## Task goal
Starting at the line that contains "Write a Python" and stopping at the line that contains "from matplotlib.patches import", copy every line exactly, both ends included, without the pictures.

## Data records
-------

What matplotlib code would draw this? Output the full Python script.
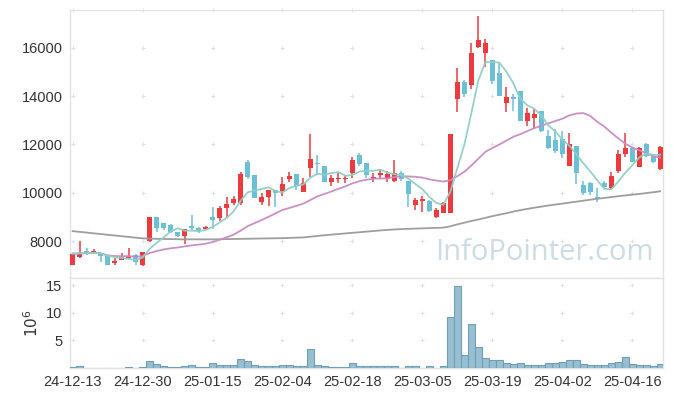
import matplotlib
matplotlib.use("Agg")
import matplotlib.pyplot as plt
import numpy as np
import pandas as pd

plt.rcParams['font.family'] = ['Liberation Sans', 'DejaVu Sans']

# ---- data ----
opens = [7020, 7340, 7590, 7500, 7460, 7380, 7100, 7210, 7300, 7420,
         7010, 8000, 8990, 8760, 8660, 8385, 8210, 8620, 8540, 8510,
         9000, 8960, 9380, 9590, 9590, 11270, 10730, 9630, 9820, 10110,
         10080, 10570, 10770, 10040, 11020, 11240, 11100, 10460, 10570, 10570,
         10800, 11560, 11230, 10550, 10730, 10570, 10480, 10830, 10500, 9490,
         9670, 9650, 8980, 9170, 9150, 13870, 14600, 14460, 16040, 15770,
         15490, 14950, 13725, 13980, 14210, 12980, 13100, 13380, 12350, 12180,
         12220, 11120, 11930, 10320, 10390, 9810, 10420, 10180, 10920, 11600,
         11860, 11080, 12000, 11520, 10980]
closes = [7480, 7500, 7500, 7590, 7380, 7010, 7190, 7340, 7380, 7150,
          7540, 8990, 8540, 8530, 8370, 8210, 8500, 8550, 8420, 8590,
          8870, 9380, 9530, 9740, 10770, 10650, 9780, 9820, 10110, 10000,
          10360, 10690, 10280, 10400, 11390, 11190, 10460, 10620, 10620, 10620,
          11350, 11190, 10730, 10660, 10830, 10775, 10830, 10570, 9930, 9700,
          9725, 9230, 9280, 9560, 12430, 14600, 14090, 15800, 16320, 16210,
          14620, 14000, 13950, 13900, 12980, 13290, 13260, 12570, 11860, 11730,
          11590, 12000, 10800, 10000, 10040, 9750, 10220, 10690, 11590, 11860,
          11290, 11860, 11530, 11290, 11900]
highs = [7520, 8000, 7710, 7650, 7500, 7380, 7300, 7500, 7710, 7460,
         7550, 9000, 8990, 8760, 8700, 8385, 8500, 9080, 8580, 8620,
         9400, 9450, 9830, 9880, 10870, 11350, 10730, 10000, 10110, 10110,
         10650, 10860, 10780, 10600, 12430, 11560, 11100, 10750, 10800, 10750,
         11490, 11650, 11230, 10800, 11000, 10900, 11350, 10900, 10500, 9800,
         9860, 9700, 9350, 9600, 12430, 15160, 14650, 16190, 17310, 16360,
         15490, 15370, 14380, 14100, 14210, 13500, 13450, 13400, 12600, 12650,
         12550, 12480, 11930, 10500, 10450, 10190, 10500, 10860, 11760, 12460,
         11900, 11900, 12050, 11600, 11950]
lows = [7000, 7300, 7420, 7450, 7130, 7000, 7000, 7200, 7270, 7000,
        6950, 7950, 8370, 8450, 8330, 8150, 7880, 8450, 8340, 8450,
        8500, 8830, 8950, 9500, 9500, 10560, 9780, 9500, 9450, 9420,
        9870, 10450, 10100, 10040, 10650, 10730, 10460, 10270, 10400, 10400,
        10600, 11100, 10600, 10450, 10600, 10450, 10450, 10500, 9420, 9280,
        9210, 9200, 8950, 9150, 9150, 13350, 13950, 14290, 16000, 15220,
        14500, 14000, 13340, 13400, 12980, 12780, 12700, 12500, 11800, 11650,
        11450, 11120, 10360, 9900, 9900, 9630, 10200, 10100, 10800, 11500,
        11290, 11050, 11500, 11250, 10950]
volumes = [0.15, 0.3, 0, 0, 0, 0, 0, 0, 0.12, 0,
           0.12, 1.2, 0.65, 0.28, 0.14, 0.14, 0.28, 0.55, 0.14, 0.14,
           0.85, 0.55, 0.5, 0.5, 1.6, 1.2, 0.55, 0.28, 0.28, 0.28,
           0.5, 0.5, 0.28, 0.28, 3.4, 0.55, 0.28, 0.14, 0.14, 0.14,
           0.85, 0.35, 0.3, 0.3, 0.3, 0.3, 0.3, 0, 0.3, 0.3,
           0, 0.3, 0, 0.3, 9.2, 14.9, 2.25, 8.0, 3.8, 1.75,
           1.4, 1.4, 0.85, 0.65, 0.85, 0.5, 0.5, 0.5, 0.85, 0.85,
           1.05, 1.4, 1.4, 0.65, 0.5, 0.5, 0.5, 0.85, 1.05, 1.95,
           0.65, 0.5, 0.5, 0.3, 0.65]
ma60 = [8410, 8380, 8350, 8320, 8290, 8260, 8230, 8200, 8170, 8140,
        8110, 8100, 8090, 8085, 8080, 8075, 8070, 8070, 8070, 8070,
        8070, 8075, 8080, 8085, 8090, 8095, 8100, 8105, 8110, 8115,
        8120, 8130, 8140, 8150, 8180, 8210, 8240, 8265, 8290, 8315,
        8340, 8365, 8390, 8415, 8440, 8460, 8480, 8495, 8505, 8515,
        8525, 8535, 8545, 8555, 8610, 8690, 8760, 8830, 8890, 8960,
        9030, 9090, 9150, 9220, 9280, 9330, 9380, 9425, 9470, 9510,
        9550, 9590, 9630, 9670, 9710, 9750, 9785, 9820, 9855, 9890,
        9920, 9950, 9985, 10020, 10060]
tick_labels = ['24-12-13', '24-12-30', '25-01-15', '25-02-04', '25-02-18',
               '25-03-05', '25-03-19', '25-04-02', '25-04-16']
price_ticks = [8000, 10000, 12000, 14000, 16000]
vol_ticks = [5, 10, 15]

# ---- derived ----
df = pd.DataFrame({'open': opens, 'close': closes, 'high': highs, 'low': lows, 'vol': volumes})
df['ma5'] = df['close'].rolling(5, min_periods=1).mean()
df['ma20'] = df['close'].rolling(20, min_periods=1).mean()
x = np.arange(len(df))
tick_pos = x[::10][:len(tick_labels)]

RED = '#ec3a3e'
BLUE = '#6cc0d6'
TXT = '#333333'
FRAME = '#e3e3e3'
CROSS = '#e0e0e0'

fig = plt.figure(figsize=(6.73, 3.96), dpi=100)
ax = fig.add_axes([0.1033, 0.298, 0.8818, 0.6767])
axv = fig.add_axes([0.1033, 0.0712, 0.8818, 0.2268], sharex=ax)

# watermark
ax.text(0.985, 0.04, 'InfoPointer.com', transform=ax.transAxes, ha='right', va='bottom',
        fontsize=21, color='#cbdce5', family=['Open Sans', 'DejaVu Sans'], zorder=0)

up = df['close'] >= df['open']
colors = np.where(up, RED, BLUE)
body_bot = np.minimum(df['open'], df['close'])
body_h = np.maximum((df['close'] - df['open']).abs(), 45)
ax.vlines(x, df['low'], df['high'], colors=colors, linewidth=1.1, zorder=2)
ax.bar(x, body_h, bottom=body_bot, width=0.72, color=colors, linewidth=0, zorder=3)

ax.plot(x, ma60, color='#999999', linewidth=1.3, alpha=0.95, zorder=4)
ax.plot(x, df['ma20'], color='#c98bc2', linewidth=1.3, alpha=0.95, zorder=4)
ax.plot(x, df['ma5'], color='#8fcfc6', linewidth=1.3, alpha=0.95, zorder=4)

axv.bar(x, df['vol'], width=1.0, color='#98bfd1', edgecolor='#6f9fb5', linewidth=0.8, zorder=3)

ax.set_xlim(-0.45, 84.4)
ax.set_ylim(6470, 17565)
axv.set_ylim(0, 16.3)

ax.set_yticks(price_ticks)
ax.set_yticklabels([str(t) for t in price_ticks])
axv.set_yticks(vol_ticks)
axv.set_yticklabels([str(t) for t in vol_ticks])
axv.set_xticks(tick_pos)
axv.set_xticklabels(tick_labels)
ax.tick_params(axis='x', which='both', length=0, labelbottom=False)

for a in (ax, axv):
    a.tick_params(axis='both', length=0, labelsize=10.5, colors=TXT, pad=5)
    for s in a.spines.values():
        s.set_color(FRAME)
        s.set_linewidth(1.0)
    a.set_facecolor('white')

# '+' grid marks at tick intersections
gx, gy = np.meshgrid(tick_pos, price_ticks + [ax.get_ylim()[1]])
ax.scatter(gx.ravel(), gy.ravel(), marker='+', s=10, color=CROSS, linewidths=0.7, zorder=1, clip_on=False)
gx, gy = np.meshgrid(tick_pos, vol_ticks)
axv.scatter(gx.ravel(), gy.ravel(), marker='+', s=10, color=CROSS, linewidths=0.7, zorder=1)

axv.set_ylabel(r'$10^6$', fontsize=11, color=TXT, labelpad=4)

fig.savefig('out.png', dpi=100, facecolor='white')
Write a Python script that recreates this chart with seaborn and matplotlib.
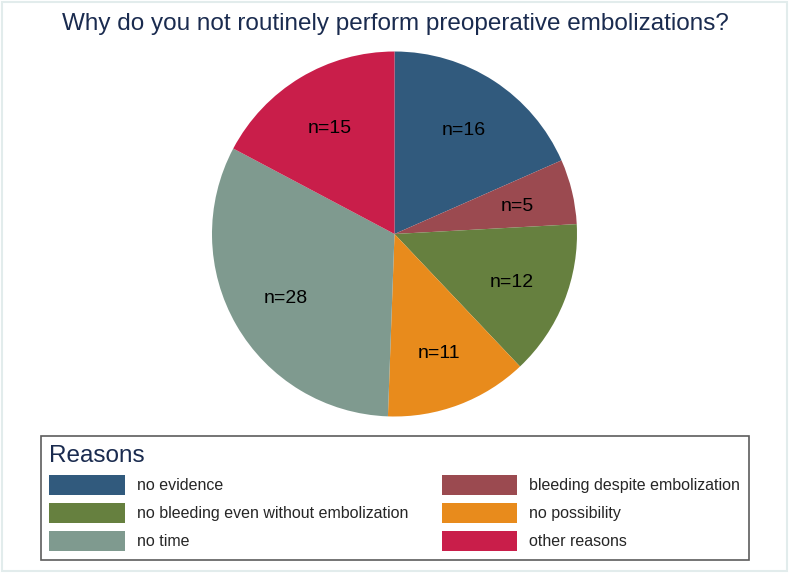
import matplotlib
matplotlib.use("Agg")
import matplotlib.pyplot as plt
import seaborn as sns
from matplotlib.patches import Patch, Rectangle

reasons = ["no evidence", "bleeding despite embolization",
           "no bleeding even without embolization", "no possibility",
           "no time", "other reasons"]
counts = [16, 5, 12, 11, 28, 15]
colors = ["#315a7d", "#9b4a50", "#66803f", "#e88b1c", "#7f9a8f", "#c91e4a"]

sns.set_style("white")
plt.rcParams['font.family'] = ['Liberation Sans', 'DejaVu Sans']

palette = sns.color_palette(colors)

fig = plt.figure(figsize=(7.9, 5.75), dpi=100)
fig.patch.set_facecolor("white")
# light outer frame of the graph region
fig.add_artist(Rectangle((2 / 790, 4 / 575), 785 / 790, 569 / 575, transform=fig.transFigure,
                         facecolor="none", edgecolor="#e2ecec", linewidth=1.5))

# pie axes: centre ~ (394.5, 234) px, radius ~182.5 px
ax = fig.add_axes([(394.5 - 182.5) / 790, (575 - 234 - 182.5) / 575, 365 / 790, 365 / 575])
wedges, texts = ax.pie(counts, colors=palette, startangle=90, counterclock=False,
                       labels=["n={}".format(c) for c in counts], labeldistance=0.69,
                       wedgeprops=dict(linewidth=0))
for t in texts:
    t.set_fontsize(14)
    t.set_color("black")
    t.set_ha("center")
    t.set_va("center_baseline")
ax.set_xlim(-1, 1)
ax.set_ylim(-1, 1)
ax.set_aspect("equal")
ax.axis("off")

fig.text(0.5, 0.958, "Why do you not routinely perform preoperative embolizations?",
         ha="center", va="center", fontsize=17.5, color="#1a2b4f")

# legend: fill rows left-to-right like the original
order = [0, 2, 4, 1, 3, 5]
handles = [Patch(facecolor=palette[i], edgecolor="none") for i in order]
labels = [reasons[i] for i in order]
leg = fig.legend(handles, labels, ncol=2, loc="upper left",
                 bbox_to_anchor=(40.7 / 790, 0.03, 708.3 / 790, 1 - 436 / 575 - 0.03),
                 mode="expand",
                 title="Reasons", title_fontsize=17.5, fontsize=11.5,
                 alignment="left", fancybox=False, frameon=True,
                 handlelength=4.7, handleheight=1.55, handletextpad=0.75,
                 labelspacing=0.5, borderpad=0.55, borderaxespad=0)
leg.get_frame().set_edgecolor("#333333")
leg.get_frame().set_linewidth(1.2)
leg.get_title().set_color("#1a2b4f")

fig.savefig("out.png", dpi=100, facecolor=fig.get_facecolor())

-------

## Reply to the task
Write a Python script that recreates this chart with seaborn and matplotlib.
import matplotlib
matplotlib.use("Agg")
import matplotlib.pyplot as plt
import seaborn as sns
from matplotlib.patches import Patch, Rectangle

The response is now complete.